Rum tarafının iki devletli çözüm modeline sıcak bakmadığını cümle âlem biliyor. Onların isteği, müzakerelerin 2017 yılında kaldığı yerden devam etmesi. Yani siyasi eşitliğe dayalı iki bölgeli iki toplumlu federasyon temelinde kapsamlı bir çözüm bulunması amacıyla müzakerelerin yeniden başlatılması.

Gerçek şu ki Rum tarafı federasyon modeline de sıcak bakmıyor. Ama bir defa ağızları alışmış bu lafa. Esas gayeleri, tüm adayı kontrol altına almak ve tek başlarına yönetmek. Bir de Türkiye’nin Kıbrıs’taki varlığını sonlandırmak. Yoksa adanın yönetimini Türklerle paylaşmak gibi bir dertleri yok. Bu konuda samimi olmadıklarını çok kez ispatladılar.

Son yıllarda yürüttükleri strateji, Kıbrıs Türkleri ile Türkiye’yi birbirine düşürmek. Bu konuda yoğun bir çaba harcıyorlar. Akla hayale gelmeyen iddialar ortaya atıp Türkiye ile Kıbrıs Türkleri arasındaki bağları zayıflatmak için her türlü oyuna başvurmaktan geri durmuyorlar. Tüm arzuları, Kıbrıs Türk halkının kendi başına kalması ve Rum tarafına muhtaç bir durumda yaşaması.
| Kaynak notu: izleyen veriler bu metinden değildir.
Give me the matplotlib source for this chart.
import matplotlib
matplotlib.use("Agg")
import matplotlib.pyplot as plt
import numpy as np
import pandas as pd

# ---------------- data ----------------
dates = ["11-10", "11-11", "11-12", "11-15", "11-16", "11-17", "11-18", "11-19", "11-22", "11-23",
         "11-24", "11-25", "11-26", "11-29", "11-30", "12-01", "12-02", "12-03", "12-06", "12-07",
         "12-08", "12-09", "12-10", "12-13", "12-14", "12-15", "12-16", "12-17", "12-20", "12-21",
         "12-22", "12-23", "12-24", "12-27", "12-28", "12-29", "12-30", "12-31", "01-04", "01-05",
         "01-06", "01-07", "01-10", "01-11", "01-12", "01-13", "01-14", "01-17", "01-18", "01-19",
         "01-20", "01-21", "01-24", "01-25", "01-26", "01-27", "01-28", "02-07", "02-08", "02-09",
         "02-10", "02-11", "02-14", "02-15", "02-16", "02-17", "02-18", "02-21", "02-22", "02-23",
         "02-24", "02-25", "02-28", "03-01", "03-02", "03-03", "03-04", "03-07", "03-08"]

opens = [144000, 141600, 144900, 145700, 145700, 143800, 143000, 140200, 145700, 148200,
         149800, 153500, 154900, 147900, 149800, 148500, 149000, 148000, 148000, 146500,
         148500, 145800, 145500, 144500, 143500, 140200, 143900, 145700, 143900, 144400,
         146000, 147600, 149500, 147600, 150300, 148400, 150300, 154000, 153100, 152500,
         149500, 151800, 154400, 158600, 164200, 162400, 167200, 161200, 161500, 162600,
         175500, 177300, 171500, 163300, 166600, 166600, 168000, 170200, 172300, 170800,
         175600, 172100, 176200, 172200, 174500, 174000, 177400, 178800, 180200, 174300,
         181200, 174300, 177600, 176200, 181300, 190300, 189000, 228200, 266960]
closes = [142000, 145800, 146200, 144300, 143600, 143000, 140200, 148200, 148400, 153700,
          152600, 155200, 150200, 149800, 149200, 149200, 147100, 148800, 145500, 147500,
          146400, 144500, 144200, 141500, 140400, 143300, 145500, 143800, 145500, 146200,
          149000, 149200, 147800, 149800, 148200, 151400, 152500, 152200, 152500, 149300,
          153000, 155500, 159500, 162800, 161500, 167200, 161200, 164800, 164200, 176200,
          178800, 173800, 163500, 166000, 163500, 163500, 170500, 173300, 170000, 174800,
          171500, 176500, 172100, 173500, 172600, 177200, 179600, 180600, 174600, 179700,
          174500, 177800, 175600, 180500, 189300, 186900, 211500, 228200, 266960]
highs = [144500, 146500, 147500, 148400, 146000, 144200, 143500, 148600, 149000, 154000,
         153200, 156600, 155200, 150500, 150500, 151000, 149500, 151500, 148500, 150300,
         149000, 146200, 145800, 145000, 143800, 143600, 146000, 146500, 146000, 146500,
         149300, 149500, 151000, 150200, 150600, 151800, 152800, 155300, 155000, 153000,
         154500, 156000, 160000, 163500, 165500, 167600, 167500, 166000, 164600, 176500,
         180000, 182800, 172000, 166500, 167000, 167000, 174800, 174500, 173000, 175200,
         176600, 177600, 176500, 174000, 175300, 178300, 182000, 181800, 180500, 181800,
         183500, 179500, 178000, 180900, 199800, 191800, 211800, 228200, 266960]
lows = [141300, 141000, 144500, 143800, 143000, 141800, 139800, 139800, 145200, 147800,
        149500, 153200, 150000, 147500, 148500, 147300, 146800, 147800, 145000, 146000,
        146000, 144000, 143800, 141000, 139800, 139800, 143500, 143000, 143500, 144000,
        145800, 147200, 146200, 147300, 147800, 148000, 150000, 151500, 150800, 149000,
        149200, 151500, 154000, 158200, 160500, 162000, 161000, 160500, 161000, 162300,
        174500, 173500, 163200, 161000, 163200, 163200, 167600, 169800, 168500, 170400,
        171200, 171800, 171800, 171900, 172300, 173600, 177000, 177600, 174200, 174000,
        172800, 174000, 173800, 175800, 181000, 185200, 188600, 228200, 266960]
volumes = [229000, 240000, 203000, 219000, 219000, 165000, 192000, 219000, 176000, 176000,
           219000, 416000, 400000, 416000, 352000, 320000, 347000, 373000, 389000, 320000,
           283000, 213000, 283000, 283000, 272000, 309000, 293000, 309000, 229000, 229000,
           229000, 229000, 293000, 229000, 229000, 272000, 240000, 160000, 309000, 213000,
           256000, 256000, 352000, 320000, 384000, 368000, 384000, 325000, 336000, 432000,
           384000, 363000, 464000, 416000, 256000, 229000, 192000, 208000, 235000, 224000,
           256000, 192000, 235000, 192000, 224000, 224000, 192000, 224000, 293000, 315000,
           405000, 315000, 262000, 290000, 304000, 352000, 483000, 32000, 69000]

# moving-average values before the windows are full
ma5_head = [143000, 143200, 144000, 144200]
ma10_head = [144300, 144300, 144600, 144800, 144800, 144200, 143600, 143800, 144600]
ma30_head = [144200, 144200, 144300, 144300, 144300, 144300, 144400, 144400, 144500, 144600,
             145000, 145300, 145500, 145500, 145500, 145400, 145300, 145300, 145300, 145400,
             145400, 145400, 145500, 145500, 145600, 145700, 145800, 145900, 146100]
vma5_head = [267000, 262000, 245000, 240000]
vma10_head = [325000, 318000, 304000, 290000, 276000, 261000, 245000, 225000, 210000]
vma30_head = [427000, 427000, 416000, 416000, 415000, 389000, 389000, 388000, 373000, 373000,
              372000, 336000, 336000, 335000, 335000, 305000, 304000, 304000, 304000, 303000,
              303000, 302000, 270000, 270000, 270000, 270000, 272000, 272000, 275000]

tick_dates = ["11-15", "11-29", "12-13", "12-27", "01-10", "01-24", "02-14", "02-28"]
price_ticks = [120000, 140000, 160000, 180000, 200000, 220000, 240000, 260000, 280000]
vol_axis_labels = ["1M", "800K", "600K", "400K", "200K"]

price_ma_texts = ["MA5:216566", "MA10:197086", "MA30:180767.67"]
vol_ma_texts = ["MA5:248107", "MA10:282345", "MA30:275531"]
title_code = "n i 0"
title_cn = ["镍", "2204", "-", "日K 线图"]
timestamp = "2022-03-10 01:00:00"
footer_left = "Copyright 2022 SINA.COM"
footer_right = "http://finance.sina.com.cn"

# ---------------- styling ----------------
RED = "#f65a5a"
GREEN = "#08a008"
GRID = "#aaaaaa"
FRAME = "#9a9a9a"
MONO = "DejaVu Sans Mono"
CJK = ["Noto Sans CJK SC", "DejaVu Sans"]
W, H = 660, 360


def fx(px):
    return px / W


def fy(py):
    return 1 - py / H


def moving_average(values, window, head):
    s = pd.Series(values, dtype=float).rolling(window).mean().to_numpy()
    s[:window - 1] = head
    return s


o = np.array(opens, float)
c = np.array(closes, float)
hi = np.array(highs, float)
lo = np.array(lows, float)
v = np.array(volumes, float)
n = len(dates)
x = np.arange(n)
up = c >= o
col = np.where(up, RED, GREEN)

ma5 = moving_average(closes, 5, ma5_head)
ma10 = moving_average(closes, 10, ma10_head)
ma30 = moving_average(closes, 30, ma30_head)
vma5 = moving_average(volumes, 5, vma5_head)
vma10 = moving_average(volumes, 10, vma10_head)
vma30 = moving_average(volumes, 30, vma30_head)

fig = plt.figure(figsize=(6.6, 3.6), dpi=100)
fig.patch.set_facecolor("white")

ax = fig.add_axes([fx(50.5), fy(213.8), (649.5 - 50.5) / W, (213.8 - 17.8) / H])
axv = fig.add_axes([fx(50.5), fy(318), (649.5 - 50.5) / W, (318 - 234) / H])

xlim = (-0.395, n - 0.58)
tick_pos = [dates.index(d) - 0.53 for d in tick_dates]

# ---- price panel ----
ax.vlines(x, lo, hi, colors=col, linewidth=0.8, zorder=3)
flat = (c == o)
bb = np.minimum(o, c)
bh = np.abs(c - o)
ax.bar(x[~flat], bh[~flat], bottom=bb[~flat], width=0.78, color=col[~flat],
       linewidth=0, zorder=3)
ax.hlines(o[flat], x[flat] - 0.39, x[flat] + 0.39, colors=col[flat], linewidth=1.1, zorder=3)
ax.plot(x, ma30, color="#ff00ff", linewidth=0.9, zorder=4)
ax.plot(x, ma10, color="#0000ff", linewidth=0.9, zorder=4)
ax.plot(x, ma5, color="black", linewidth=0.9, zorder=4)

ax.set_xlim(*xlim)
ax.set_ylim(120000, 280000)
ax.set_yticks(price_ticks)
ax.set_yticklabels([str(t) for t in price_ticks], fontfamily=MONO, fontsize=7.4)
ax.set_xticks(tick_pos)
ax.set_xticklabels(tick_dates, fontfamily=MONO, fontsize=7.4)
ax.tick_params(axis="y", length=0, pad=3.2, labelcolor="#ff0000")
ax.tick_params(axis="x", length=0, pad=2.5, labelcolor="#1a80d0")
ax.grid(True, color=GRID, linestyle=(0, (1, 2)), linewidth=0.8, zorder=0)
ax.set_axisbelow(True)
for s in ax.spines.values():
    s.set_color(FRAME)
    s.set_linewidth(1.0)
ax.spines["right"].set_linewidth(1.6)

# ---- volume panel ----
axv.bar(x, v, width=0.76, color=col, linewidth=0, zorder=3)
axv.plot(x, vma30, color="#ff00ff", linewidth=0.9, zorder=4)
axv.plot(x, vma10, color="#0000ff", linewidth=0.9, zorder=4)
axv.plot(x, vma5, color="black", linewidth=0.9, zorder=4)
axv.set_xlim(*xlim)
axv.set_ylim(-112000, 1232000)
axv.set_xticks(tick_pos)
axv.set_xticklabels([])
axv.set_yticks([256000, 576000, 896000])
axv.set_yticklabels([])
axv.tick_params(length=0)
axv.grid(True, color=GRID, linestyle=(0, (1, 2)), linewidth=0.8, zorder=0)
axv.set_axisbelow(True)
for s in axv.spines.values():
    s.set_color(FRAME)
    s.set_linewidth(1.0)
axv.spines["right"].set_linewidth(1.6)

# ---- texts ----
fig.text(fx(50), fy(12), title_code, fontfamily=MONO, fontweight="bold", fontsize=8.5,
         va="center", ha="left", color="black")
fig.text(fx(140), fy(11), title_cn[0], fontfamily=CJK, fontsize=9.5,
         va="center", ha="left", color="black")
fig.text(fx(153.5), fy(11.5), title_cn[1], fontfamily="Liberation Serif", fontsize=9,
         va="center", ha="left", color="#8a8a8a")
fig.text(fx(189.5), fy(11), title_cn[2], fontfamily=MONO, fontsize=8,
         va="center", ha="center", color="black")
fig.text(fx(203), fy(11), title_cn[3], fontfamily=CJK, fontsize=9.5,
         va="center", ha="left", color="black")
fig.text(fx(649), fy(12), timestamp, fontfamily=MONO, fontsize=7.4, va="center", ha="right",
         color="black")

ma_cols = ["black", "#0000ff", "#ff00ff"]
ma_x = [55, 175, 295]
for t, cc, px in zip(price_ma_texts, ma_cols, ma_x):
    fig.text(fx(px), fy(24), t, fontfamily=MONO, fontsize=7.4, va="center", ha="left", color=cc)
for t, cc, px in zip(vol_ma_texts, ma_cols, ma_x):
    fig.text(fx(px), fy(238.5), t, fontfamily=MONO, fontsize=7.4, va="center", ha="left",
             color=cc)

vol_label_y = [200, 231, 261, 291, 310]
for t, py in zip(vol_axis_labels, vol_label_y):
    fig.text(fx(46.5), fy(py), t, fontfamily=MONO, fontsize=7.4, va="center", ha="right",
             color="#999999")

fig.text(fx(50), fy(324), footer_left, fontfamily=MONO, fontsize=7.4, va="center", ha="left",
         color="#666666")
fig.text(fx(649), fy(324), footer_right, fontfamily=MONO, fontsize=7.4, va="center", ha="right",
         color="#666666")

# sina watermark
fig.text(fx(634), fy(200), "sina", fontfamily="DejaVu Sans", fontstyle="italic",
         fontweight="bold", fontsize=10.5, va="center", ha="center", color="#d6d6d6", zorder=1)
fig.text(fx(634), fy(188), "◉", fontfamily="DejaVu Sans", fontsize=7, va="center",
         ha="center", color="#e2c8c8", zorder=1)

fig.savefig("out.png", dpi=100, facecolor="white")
Bunun yanında Kıbrıs Türklerini, Türk-İslam âleminden uzak tutma yönünde takip ettikleri strateji de dikkatlerden kaçmıyor. Dolayısıyla Kuzey Kıbrıs Türk Cumhuriyeti (KKTC) topraklarında yapılan Türk-İslam kültürüne ait yatırımlar ile Türk ve İslam ülkeleriyle kurulmaya çalışılan bağları baltalamak için her yola başvuruyorlar.
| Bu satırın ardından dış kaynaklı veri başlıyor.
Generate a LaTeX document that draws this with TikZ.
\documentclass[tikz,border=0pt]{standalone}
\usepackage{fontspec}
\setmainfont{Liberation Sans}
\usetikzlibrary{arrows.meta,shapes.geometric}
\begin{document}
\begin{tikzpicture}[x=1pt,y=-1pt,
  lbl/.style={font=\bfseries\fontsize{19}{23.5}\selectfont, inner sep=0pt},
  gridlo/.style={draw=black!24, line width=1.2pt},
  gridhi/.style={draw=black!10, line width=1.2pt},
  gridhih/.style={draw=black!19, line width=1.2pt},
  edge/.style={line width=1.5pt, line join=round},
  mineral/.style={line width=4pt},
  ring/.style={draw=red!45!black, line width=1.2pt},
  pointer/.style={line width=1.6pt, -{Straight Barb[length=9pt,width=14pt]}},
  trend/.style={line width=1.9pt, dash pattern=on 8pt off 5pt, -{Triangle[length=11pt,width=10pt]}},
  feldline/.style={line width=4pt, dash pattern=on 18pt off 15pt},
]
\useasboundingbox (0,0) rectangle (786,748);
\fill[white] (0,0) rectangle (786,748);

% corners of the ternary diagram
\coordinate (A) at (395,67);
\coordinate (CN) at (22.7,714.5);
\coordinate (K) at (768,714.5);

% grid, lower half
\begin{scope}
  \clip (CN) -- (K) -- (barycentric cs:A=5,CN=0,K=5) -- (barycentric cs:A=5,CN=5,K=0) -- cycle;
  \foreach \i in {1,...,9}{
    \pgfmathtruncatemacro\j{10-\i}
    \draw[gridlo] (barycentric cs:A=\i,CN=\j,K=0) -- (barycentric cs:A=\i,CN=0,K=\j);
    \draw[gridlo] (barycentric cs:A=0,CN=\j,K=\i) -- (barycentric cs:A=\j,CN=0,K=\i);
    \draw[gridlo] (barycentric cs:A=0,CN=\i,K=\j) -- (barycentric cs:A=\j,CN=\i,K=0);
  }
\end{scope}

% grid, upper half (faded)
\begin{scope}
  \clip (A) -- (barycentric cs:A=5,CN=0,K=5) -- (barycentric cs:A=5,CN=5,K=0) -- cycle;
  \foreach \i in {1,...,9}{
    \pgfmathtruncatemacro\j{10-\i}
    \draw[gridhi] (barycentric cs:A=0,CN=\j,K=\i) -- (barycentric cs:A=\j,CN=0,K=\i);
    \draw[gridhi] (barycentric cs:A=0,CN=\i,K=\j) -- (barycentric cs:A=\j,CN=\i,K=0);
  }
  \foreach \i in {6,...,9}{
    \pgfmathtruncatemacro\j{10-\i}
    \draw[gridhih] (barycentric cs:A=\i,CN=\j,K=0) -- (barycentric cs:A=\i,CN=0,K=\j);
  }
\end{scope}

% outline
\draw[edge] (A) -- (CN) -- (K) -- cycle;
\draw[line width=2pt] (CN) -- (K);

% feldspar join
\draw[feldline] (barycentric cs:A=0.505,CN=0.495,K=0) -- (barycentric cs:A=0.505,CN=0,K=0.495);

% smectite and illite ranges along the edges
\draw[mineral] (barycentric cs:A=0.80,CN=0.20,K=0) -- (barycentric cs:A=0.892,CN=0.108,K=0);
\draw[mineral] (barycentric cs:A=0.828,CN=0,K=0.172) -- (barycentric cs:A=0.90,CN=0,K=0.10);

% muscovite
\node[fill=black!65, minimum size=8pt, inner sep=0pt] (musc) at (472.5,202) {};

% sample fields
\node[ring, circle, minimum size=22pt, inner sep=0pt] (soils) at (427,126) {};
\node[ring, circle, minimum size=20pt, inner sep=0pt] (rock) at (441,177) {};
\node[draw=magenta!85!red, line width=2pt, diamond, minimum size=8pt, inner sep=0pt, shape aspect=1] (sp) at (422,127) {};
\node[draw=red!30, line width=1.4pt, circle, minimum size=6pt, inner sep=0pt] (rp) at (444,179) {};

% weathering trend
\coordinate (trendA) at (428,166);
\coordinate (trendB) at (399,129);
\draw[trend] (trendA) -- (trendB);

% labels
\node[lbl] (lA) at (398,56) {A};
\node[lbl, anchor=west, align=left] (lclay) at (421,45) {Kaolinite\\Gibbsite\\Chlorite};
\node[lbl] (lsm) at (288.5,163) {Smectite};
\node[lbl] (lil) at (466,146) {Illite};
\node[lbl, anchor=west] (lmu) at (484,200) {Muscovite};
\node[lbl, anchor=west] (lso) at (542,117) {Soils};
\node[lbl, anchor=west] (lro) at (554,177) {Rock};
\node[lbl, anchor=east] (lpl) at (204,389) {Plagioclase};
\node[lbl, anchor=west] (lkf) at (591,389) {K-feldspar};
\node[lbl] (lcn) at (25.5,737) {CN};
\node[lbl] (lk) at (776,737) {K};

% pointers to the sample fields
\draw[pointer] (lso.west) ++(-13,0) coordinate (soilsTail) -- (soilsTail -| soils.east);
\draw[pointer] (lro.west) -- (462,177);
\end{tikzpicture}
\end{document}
Türkiye ile KKTC arasındaki ilişkileri, “ilhak ve laiklik tartışmalarına” indirgemeye ve bu noktada fırtınalar koparılmasını sağlamaya bayılıyorlar. Buradaki hedefleri çok açık: Kıbrıs’ın Yunan ve Hristiyan kimliğinin dışına çıkmasını engellemek. Yoksa laiklik gibi dertleri yok. Şayet böyle bir dertleri olsa öncelikle adanın en zengin ve etkili gücü olan Kıbrıs Kilisesini karşılarına alarak işe başlamaları gerekir.

Kıbrıs’ta iki farklı halk ve iki kimlik vardır. Bunlardan birini pekiştirmek diğerini köksüzleştirmek kabul edilecek bir durum değildir. Adanın Türk ve İslam kimliği tarihi bir gerçekliktir. Kıbrıs Türkleri, asırlar boyunca adanın Türk ve İslam kimliğinin sancaktarlığını yapmış bir toplumdur. Dolayısıyla ne Türklükleri ne de Müslümanlıkları 1974 sonrasına aittir. Bunu görmezden gelmek, bu kültürel birikimi yok saymak, Kıbrıs Türkünü yok saymakla eşdeğerdir.
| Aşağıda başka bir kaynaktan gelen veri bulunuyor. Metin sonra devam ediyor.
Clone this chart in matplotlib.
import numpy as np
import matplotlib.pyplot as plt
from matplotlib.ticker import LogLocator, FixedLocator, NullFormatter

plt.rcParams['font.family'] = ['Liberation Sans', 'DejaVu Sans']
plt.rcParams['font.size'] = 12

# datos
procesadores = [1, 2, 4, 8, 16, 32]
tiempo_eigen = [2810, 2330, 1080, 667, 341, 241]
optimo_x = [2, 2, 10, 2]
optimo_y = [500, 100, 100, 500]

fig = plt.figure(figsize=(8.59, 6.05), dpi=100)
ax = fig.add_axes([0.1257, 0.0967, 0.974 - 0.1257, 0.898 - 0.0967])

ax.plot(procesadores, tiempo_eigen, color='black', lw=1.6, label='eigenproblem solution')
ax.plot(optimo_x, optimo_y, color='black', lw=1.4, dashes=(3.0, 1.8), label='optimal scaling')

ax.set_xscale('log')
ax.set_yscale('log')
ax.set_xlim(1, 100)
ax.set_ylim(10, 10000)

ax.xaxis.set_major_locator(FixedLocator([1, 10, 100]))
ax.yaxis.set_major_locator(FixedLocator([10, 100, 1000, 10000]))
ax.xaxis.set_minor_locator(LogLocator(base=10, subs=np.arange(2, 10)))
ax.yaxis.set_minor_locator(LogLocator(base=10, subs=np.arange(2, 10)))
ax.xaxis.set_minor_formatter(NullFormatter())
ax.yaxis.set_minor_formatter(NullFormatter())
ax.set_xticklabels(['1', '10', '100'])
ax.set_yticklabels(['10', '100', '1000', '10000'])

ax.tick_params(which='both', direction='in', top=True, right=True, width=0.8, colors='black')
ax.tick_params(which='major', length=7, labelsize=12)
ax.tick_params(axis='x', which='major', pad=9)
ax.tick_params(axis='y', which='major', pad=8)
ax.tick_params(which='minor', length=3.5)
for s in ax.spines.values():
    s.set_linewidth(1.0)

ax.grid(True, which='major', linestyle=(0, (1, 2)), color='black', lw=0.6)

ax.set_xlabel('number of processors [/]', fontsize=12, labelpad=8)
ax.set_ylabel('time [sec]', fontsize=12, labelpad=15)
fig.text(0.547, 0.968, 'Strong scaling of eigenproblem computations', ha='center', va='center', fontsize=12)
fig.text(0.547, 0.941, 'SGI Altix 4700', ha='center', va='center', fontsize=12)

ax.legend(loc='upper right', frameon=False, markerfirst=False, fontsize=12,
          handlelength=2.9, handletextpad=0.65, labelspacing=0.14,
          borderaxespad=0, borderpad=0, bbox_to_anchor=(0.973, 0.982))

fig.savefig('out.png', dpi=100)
Bugün adanın güneyinde, “Rumlar Yunanlaştırılıyor veyahut Hıristiyanlaştırılıyor” şeklinde bir kimlik tartışmasına rastlamak mümkün müdür? Rumlar, Avrupa Birliği üyesi oldukları halde onları böyle bir tartışmanın içerisine çekebilir misiniz? Elbette çekemezsiniz.

O halde Kıbrıs Türkünü de çekemezsiniz. 450 yıldır adanın Müslüman ve Türk mührünü elinde tutan Kıbrıs Türklüğünü, “Türkleştiriliyor, Müslümanlaştırılıyor” şeklinde suni bir tartışmaya hapsetmeye çalışmak, ona yapılmış en büyük hakaretlerden biridir. Kıbrıs Türkü bu tür basit oyunlara gelmeyecek kadar tecrübeli ve bir o kadar da basiret sahibidir.